Lo sperimentalismo di Robert Antoni si esprime, inoltre, tramite la creazione di neologismi, molti dei quali si basano su termini già presenti all’interno del vernacolo di Trinidad. L’esempio più lampante è quello di “mongoose”, che si trova nelle prime righe del prologo intitolato Awaiting the Tide (In attesa della marea). “Mongoose” (in italiano lo conosciamo come “mangusta”) è un piccolo roditore che si trova soprattutto in Asia meridionale, ma i “Trinis” utilizzano questa espressione per indicare una persona scaltra, subdola e infida (Antoni la utilizza in particolare per descrivere Etzler). Nel prologo, tuttavia, Antoni rivoluziona la natura di questo sostantivo utilizzandolo, per la prima volta, come verbo.
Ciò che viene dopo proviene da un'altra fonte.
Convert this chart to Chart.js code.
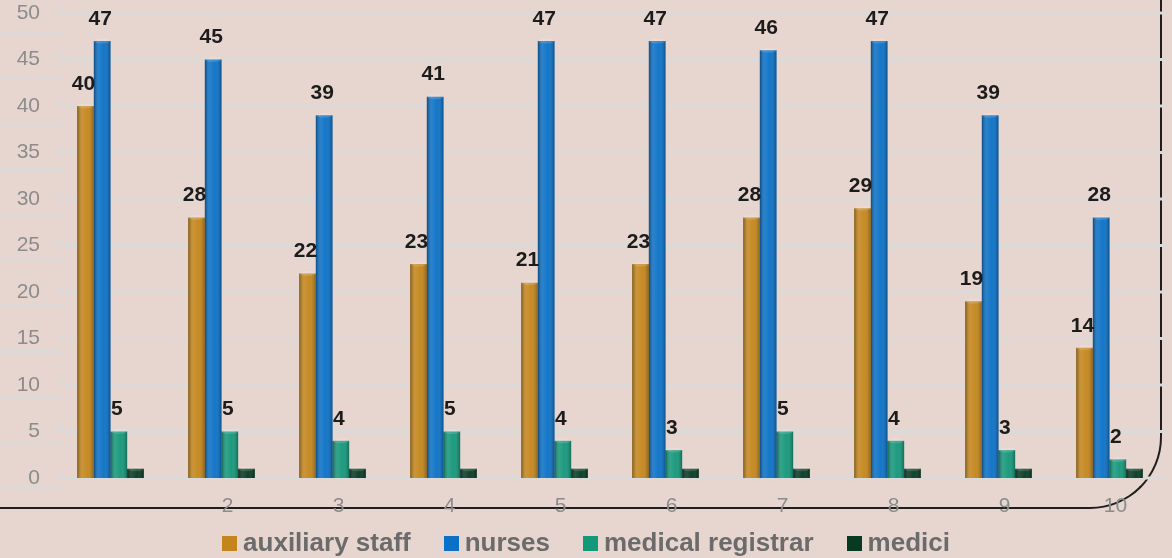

In questo caso si è ritenuto opportuno optare nuovamente per una traduzione adeguata al testo fonte, dando vita a un neologismo in italiano (“mangustare”).
Non è stato facile, infine, decidere come gestire gli aspetti che riflettono la cultura caraibica. Nel testo, infatti, si trovano moltissimi nomi di piante e uccelli che crescono e vivono solo in quel territorio. Per evitare di addomesticare troppo il testo e allontanarlo dalla cultura a cui appartiene, molti nomi di uccelli e piante, come picoplat, coccoloba, pommeracs, sono rimasti nella versione italiana non per amore di esotismo, ma nella ferma convinzione che il fine ultimo della traduzione sia accogliere lo Straniero in quanto tale.